Le gustaba hacer travesuras impropias para una religiosa.
En tiempos de la dictadura, tomó un acelerador inútil de una máquina de coser, lo envolvió en un paquete hecho con papel madera cuidando que los dos cables que salían del metal quedasen fuera del envoltorio. Viajó con él hasta el centro, lo colocó en una vidriera y llamó al comando radioeléctrico denunciando que había un artefacto extraño en la calle. Luego compró un pote de helado y sentó enfrente a ver como se acordonaba la zona, el despliegue de la brigada de explosivos y la tensión de la gente.
Eduardo, un vecino y amigo daba clases de trompeta frente de casa. Uno de sus alumnos trajo una máscara de Estados Unidos con una expresión siniestra pero no exagerada. Un rostro que infundía terror, con una cicatriz en la mejilla, barba y pelo tupido, enrulado y blanco en la parte superior de la cabeza. El hueco de las órbitas estaban perfectamente ajustados para que los ojos fueran los de quien se la calzaba y los labios se adherían a los de la boca del impostor. Se podía hablar y fumar con ella. Esa máscara estuvo un tiempo en casa y sembró el espanto de más de un desprevenido. Mi tía la tomó y la llevó al convento. Se puso las ropas del jardinero y la máscara una noche. Se asomó a la cocina donde estaban conversando otras tres monjas. La que la vió asomarse se desmayó.

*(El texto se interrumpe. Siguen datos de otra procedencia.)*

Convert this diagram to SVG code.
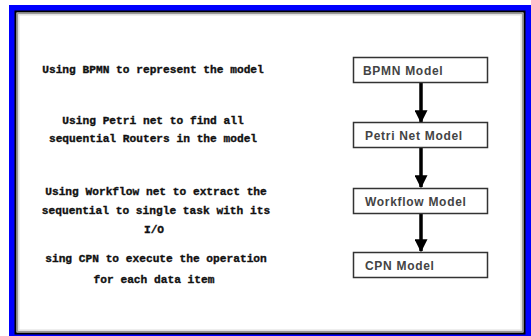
<svg xmlns="http://www.w3.org/2000/svg" width="531" height="336" viewBox="0 0 531 336">
  <style>
    .desc { font-family: "Liberation Mono", "DejaVu Sans Mono", monospace; font-weight: bold; font-size: 11.2px; fill: #111; stroke: #111; stroke-width: 0.35px; text-anchor: middle; }
    .box { fill: #fff; stroke: #333; stroke-width: 1.5; }
    .lbl { font-family: "Liberation Sans", Arial, sans-serif; font-weight: bold; font-size: 12px; letter-spacing: 0.7px; fill: #444; }
    .shaft { stroke: #000; stroke-width: 3.5; fill: none; }
  </style>
  <defs>
    <marker id="ah" viewBox="0 0 10 10" refX="9" refY="5" markerUnits="userSpaceOnUse" markerWidth="13" markerHeight="13" orient="auto">
      <path d="M0,0 L10,5 L0,10 Z" fill="#000"/>
    </marker>
  </defs>
  <rect x="0" y="0" width="531" height="336" fill="#fff"/>
  <!-- blue frame -->
  <rect x="9" y="5" width="522" height="331" fill="#0000ff"/>
  <rect x="15.5" y="11.5" width="509" height="322" fill="#fff" stroke="#000" stroke-width="2"/>
  <rect x="17.5" y="13.5" width="505" height="318" fill="none" stroke="#999" stroke-width="1.5"/>
  <rect x="19" y="15" width="502" height="315" fill="none" stroke="#ddd" stroke-width="1"/>

  <g id="descriptions">
    <text class="desc" x="153" y="73">Using BPMN to represent the model</text>
    <text class="desc" x="153" y="124">Using Petri net to find all</text>
    <text class="desc" x="153" y="142">sequential Routers in the model</text>
    <text class="desc" x="156" y="195">Using Workflow net to extract the</text>
    <text class="desc" x="156" y="214">sequential to single task with its</text>
    <text class="desc" x="154" y="233">I/O</text>
    <text class="desc" x="156" y="262">sing CPN to execute the operation</text>
    <text class="desc" x="154" y="283">for each data item</text>
  </g>

  <g id="connectors">
    <line class="shaft" x1="421" y1="83" x2="421" y2="122" marker-end="url(#ah)"/>
    <line class="shaft" x1="421" y1="148" x2="421" y2="187" marker-end="url(#ah)"/>
    <line class="shaft" x1="421" y1="214" x2="421" y2="251" marker-end="url(#ah)"/>
  </g>

  <g id="bpmn">
    <rect class="box" x="353.5" y="57.5" width="134" height="25"/>
    <text class="lbl" x="363" y="75">BPMN Model</text>
  </g>
  <g id="petri">
    <rect class="box" x="353.5" y="122.5" width="134" height="25"/>
    <text class="lbl" x="365" y="140">Petri Net Model</text>
  </g>
  <g id="workflow">
    <rect class="box" x="353.5" y="188.5" width="134" height="25"/>
    <text class="lbl" x="365" y="206">Workflow Model</text>
  </g>
  <g id="cpn">
    <rect class="box" x="353.5" y="252.5" width="134" height="25"/>
    <text class="lbl" x="365" y="270">CPN Model</text>
  </g>
</svg>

Una tarde que no conseguía flete para llevar unos muebles hasta el convento, paró a un botellero y le preguntó cuánto le cobraba por llevar algunas cosas unas cincuenta cuadras. Acordaron y ni bien pusieron las cosas arriba del carro, ella se sentó en el pescante y tomó las riendas de los caballos. Se fue conduciendo.
La operaron de un cáncer de intestino. Le pidieron reposo. Quisiera ver la cara del médico cirujano que la operó, cuando una semana después de haberle dado el alta, la cruzó montada en su moto en el puente de Paraná y Panamericana.
Siempre alentaba el aprendizaje de nuevas habilidades. A mi hermana Ana y a mí nos anotó en un curso de cerámica donde pudimos hacer algunas cosas que hoy perduran.
Fue ella la que me regaló la Olivetti sobre la que escribo ahora. Fue ella la que alentó junto a mis padres la insana costumbre de ordenar palabras y transmitir historias.
Hice el servicio militar en la época de la guerra de Malvinas en el Batallón de Arsenales 601 Esteban de Luca. En épocas de guerra salíamos vestidos de combate ante la posibilidad de una convocatoria de emergencia.
Se que rezaba para que no me pasara nada y ante tres convocatorias de traslado al sur, con despedida mediante, regresé. La última porque la guerra ya estaba en su último tramo. Quiero creer que a su Dios le caía simpática esta monja y le concedió el deseo.